An der Berufsschule Aarau werden 3'232 Lernende in 201 Klassen und verschiedensten Berufen unterrichtet. Rektorin an dieser Schule ist Margret Baumann. In ihrem Referat legte sie dar, wieso die Berufsschule Noten braucht. Einerseits verlangt dies das Eidgenössische Berufsbildungsgesetz, in welchem Prüfungen und Qualifikationsverfahren detailliert beschrieben sind. Gesetzliche Grundlagen gibt es aber auch im Aargauischen Gesetz über die Berufs- und Weiterbildung. Wie die Notengebung zu erfolgen hat, ist in der berufsspezifischen Bildungsverordnung festgelegt. Die Leistungsbeurteilung geschieht mit Zeugnis und Noten von 1 bis 6. Eine Ausnahme gibt es einzig beim Sportunterricht. In diesem Bereich kann die Leistung mit Worten oder Messwerten ausgedrückt werden.

Selektionsverfahren nötig

Durch eine hohe Durchlässigkeit sieht die Rektorin die Chancengleichheit für alle gewährleitet. Die Berufsschule kenne im Unterricht keine Lernzielbefreiung. Hingegen könne für nachgewiesene Beeinträchtigungen ein Nachteilsausgleich beantragt werden. Die Notengebung sei oftmals aber ein menschliches Problem und hänge von verschiedenen Faktoren ab. Auch gebe es grosse Unterschiede zwischen den verschiedenen Branchen. Bei der Anstellung sei für den Lernbetrieb ein vergleichbares Selektionsverfahren notwendig. Ein anderer Weg sieht die Referentin in Eignungstests.  Diese wären aber nicht gratis. Sie können jedoch dem Jugendlichen aufzeigten, welche Chancen, Möglichkeiten und Kompetenzen er habe und wie Lücken gefüllt werden könnten. 

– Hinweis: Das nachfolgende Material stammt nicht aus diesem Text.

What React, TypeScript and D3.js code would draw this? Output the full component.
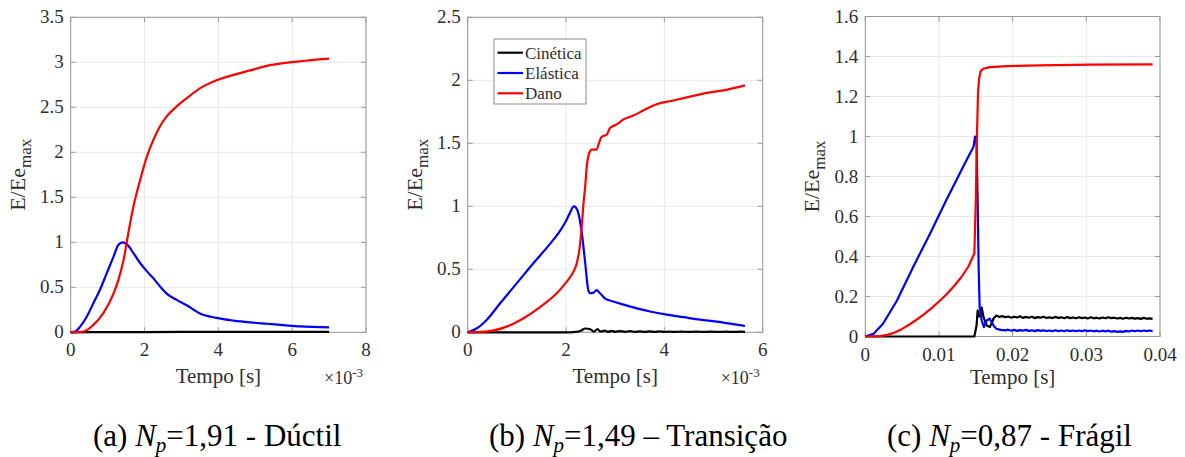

Art der Messung irrelevant

Nicole Meier, Ressortleiterin Bildung Schweizerischer Arbeitgeberverband beleuchtete das Thema aus der Perspektive der Arbeitswelt. Es brauche eine leistungsorientierte Beurteilung. Schulnoten würden dem Ausbildungsbetrieb als Orientierungspunkt dienen. Aber oftmals genügten diese als alleiniges Kriterium nicht. Ein Problem sei die mangelnde Vergleichbarkeit, insbesondere für überregional ausbildende Betriebe. Die Wirtschaft habe Interesse an einer vergleichbaren und einfach interpretierbaren Beurteilung. Die Art der Messung sei irrelevant, solange die Angaben für den Arbeitgebenden verständlich sei.  Wünschenswert wäre eine nationale Harmonisierung der Beurteilung in Zusammenarbeit mit allen relevanten Akteuren. Checks könnten als ergänzende Informationen diese Rolle übernehmen und helfen, Lücken frühzeitig zu identifizieren und gerade im letzten Schuljahr die Motivation hochzuhalten.

Aus dem Sport lernen

Die anschliessende Podiumsdiskussion moderierte Grossrätin und Gemeindeammann von Möriken-Wildegg, Jeanine Glarner. Erweitert wurde das Podium mit Dr. Titus Meier, Grossrat, Präsident Kommission Bildung, Kultur und Sport, Ressortleiter Bildung FDP Aargau. In der Diskussion vertrat er die politische Seite brachte aber auch seine Sicht als Lehrer ein. In der Podiumsdiskussion wurde die Rolle der Ausbildungsbetriebe, der Eltern, der Gesellschaft, der Checks, aber auch die Bedeutung der Noten nochmals vertieft. Deutlich wurde aufgezeigt, dass Bewertungen möglichst aussagekräftige und vergleichbare Beurteilungen liefern müssen. Dabei wären Noten einfach, klar und auch für nicht Deutsch sprechende Eltern verständlich. Jedes System, ob mit Smileys, Blümchen, Farben, Worten oder Noten sei wertend. Kinder sollten, wie im Sport lernen, mit schlechten Noten umzugehen. Wer früh lernt mit Prüfungssituationen umzugehen, habe es leichter in der beruflichen Grundausbildung, im Erwerbseben und im Alltag. Die anschliessende engagierte Publikumsdiskussion bestätigte die Aussage des Podiums: Schulnoten dürfen nicht abgeschafft werden.

Nach einer knapp einstündigen Diskussion schloss Parteipräsidentin Sabina Freiermuth den offiziellen Teil und leitete zum traditionellen «Bier mit Wurst» über.